#### [Listing]
%%
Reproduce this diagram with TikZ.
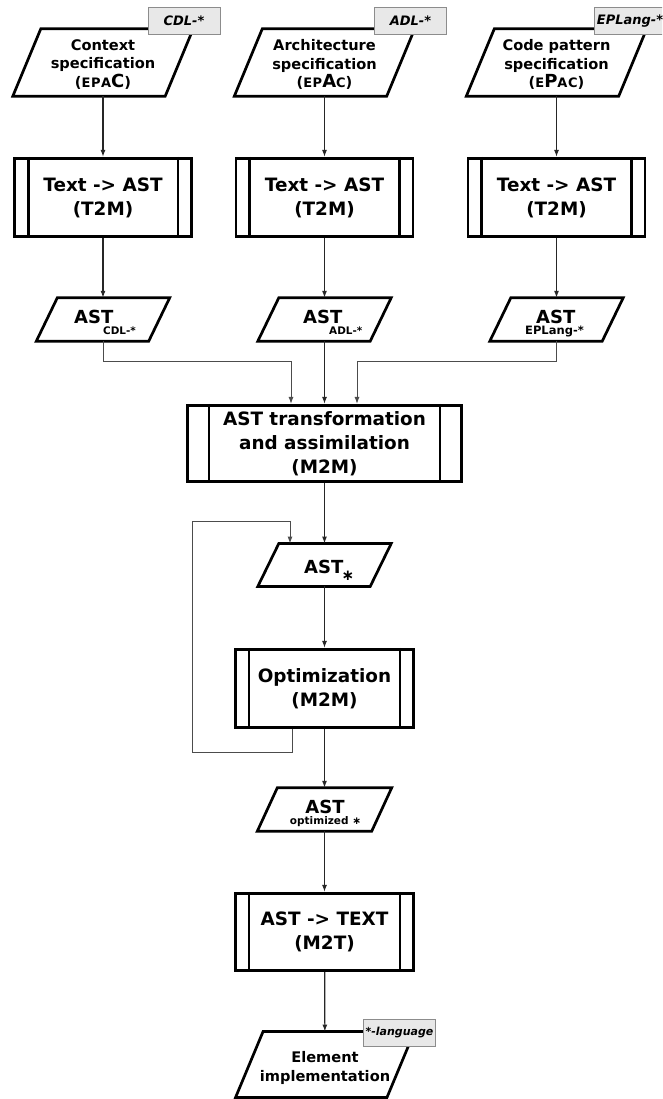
%%
%%
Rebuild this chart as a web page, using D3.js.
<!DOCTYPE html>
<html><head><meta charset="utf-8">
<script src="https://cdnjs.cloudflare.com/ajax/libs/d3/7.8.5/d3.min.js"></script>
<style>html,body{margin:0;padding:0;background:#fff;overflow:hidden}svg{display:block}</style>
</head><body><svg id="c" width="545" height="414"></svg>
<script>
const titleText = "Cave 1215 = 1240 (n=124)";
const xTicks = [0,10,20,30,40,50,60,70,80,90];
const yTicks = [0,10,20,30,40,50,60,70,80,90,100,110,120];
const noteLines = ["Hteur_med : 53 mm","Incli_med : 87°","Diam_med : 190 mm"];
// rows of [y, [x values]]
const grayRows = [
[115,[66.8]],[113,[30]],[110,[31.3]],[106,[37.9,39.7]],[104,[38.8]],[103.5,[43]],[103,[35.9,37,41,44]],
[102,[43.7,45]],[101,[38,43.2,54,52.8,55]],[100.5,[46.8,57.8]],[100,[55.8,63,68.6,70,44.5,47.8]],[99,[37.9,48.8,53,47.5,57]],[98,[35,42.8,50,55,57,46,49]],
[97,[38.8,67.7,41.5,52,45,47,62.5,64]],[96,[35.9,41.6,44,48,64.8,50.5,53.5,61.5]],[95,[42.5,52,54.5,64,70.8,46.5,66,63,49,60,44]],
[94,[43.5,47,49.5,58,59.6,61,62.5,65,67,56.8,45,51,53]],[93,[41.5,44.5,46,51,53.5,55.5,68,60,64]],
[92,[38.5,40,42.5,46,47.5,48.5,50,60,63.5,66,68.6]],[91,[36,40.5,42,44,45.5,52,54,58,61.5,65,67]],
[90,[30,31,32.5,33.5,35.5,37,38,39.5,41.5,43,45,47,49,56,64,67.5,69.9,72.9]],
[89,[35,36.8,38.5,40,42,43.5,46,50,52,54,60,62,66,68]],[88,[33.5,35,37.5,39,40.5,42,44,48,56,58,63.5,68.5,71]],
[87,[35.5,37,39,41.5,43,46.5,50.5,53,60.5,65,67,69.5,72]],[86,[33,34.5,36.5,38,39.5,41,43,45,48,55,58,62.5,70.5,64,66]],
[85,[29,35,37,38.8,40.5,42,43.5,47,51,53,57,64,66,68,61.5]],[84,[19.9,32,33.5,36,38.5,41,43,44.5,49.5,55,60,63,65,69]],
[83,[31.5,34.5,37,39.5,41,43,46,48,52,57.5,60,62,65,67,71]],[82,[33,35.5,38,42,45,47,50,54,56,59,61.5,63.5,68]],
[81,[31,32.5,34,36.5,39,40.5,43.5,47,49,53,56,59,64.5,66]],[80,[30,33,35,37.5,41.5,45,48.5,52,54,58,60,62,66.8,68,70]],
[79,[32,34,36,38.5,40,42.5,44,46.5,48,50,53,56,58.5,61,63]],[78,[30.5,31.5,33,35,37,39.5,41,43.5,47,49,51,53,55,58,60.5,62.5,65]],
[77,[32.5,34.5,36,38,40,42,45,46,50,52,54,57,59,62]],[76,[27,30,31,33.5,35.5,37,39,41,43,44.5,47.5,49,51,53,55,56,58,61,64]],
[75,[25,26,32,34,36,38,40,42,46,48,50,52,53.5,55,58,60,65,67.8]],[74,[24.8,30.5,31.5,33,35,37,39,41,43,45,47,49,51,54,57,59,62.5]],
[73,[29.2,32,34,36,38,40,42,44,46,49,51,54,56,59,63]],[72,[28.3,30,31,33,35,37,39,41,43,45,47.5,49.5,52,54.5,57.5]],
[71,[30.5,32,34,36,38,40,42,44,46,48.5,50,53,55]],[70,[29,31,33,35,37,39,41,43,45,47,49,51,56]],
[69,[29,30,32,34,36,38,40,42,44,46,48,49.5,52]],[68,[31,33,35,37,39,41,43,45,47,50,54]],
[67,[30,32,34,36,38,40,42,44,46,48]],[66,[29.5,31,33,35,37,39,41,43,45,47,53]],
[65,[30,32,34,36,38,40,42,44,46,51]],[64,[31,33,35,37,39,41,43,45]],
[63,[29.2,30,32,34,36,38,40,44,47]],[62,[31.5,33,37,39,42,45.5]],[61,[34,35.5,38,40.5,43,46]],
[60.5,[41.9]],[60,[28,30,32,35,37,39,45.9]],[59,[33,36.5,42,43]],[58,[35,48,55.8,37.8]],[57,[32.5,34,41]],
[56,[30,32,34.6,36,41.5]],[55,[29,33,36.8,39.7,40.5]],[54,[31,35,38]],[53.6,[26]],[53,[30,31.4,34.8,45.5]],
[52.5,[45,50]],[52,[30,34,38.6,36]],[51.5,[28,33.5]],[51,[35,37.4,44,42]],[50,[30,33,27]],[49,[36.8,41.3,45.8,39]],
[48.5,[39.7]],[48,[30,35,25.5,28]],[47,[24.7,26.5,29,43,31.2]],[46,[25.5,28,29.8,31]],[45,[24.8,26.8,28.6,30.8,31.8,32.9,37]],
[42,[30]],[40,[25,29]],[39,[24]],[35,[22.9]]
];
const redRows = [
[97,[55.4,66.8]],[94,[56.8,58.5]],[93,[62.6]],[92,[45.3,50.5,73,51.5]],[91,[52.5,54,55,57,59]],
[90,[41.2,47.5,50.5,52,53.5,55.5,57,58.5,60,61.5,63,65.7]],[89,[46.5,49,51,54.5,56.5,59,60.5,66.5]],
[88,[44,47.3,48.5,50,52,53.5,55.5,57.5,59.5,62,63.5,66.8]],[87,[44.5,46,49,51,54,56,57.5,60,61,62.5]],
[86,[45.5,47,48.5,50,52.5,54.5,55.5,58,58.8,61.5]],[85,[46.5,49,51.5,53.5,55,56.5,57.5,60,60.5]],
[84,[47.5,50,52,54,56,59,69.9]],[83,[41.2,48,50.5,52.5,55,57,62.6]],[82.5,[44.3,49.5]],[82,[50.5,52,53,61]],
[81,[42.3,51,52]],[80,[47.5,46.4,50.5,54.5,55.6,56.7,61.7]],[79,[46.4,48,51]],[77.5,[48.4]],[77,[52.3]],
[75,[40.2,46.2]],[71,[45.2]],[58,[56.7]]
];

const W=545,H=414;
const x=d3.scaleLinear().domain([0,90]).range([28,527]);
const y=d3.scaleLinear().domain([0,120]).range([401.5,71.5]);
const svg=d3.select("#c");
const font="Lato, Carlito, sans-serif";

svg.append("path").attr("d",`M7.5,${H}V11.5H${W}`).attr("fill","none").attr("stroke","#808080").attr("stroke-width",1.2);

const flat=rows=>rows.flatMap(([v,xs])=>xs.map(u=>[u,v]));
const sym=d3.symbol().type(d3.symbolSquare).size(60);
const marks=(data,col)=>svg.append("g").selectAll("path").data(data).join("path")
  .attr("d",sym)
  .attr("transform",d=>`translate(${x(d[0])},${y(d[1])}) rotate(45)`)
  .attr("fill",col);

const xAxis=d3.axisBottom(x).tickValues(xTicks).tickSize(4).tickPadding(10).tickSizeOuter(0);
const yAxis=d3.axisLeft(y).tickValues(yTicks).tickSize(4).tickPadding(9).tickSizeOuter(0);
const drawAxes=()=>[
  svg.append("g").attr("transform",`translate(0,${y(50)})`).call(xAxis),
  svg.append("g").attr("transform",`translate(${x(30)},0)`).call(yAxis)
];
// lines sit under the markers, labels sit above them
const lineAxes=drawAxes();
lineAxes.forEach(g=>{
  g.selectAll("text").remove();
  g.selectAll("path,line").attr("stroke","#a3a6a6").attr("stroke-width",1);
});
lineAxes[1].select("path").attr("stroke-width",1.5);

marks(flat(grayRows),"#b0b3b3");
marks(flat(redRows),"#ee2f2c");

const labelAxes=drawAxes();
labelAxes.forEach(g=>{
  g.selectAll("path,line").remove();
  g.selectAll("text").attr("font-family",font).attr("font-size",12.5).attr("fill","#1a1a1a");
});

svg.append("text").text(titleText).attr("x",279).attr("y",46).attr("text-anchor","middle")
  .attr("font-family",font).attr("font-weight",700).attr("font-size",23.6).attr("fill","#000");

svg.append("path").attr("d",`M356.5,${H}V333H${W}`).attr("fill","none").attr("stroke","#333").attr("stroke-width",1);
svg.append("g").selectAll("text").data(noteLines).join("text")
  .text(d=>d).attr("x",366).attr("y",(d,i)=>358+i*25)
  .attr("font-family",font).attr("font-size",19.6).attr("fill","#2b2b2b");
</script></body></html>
%%
#### [Aim]
Wherever a line in the data above holds "this", copy that line.

#### [Result below]
Reproduce this diagram with TikZ.
Rebuild this chart as a web page, using D3.js.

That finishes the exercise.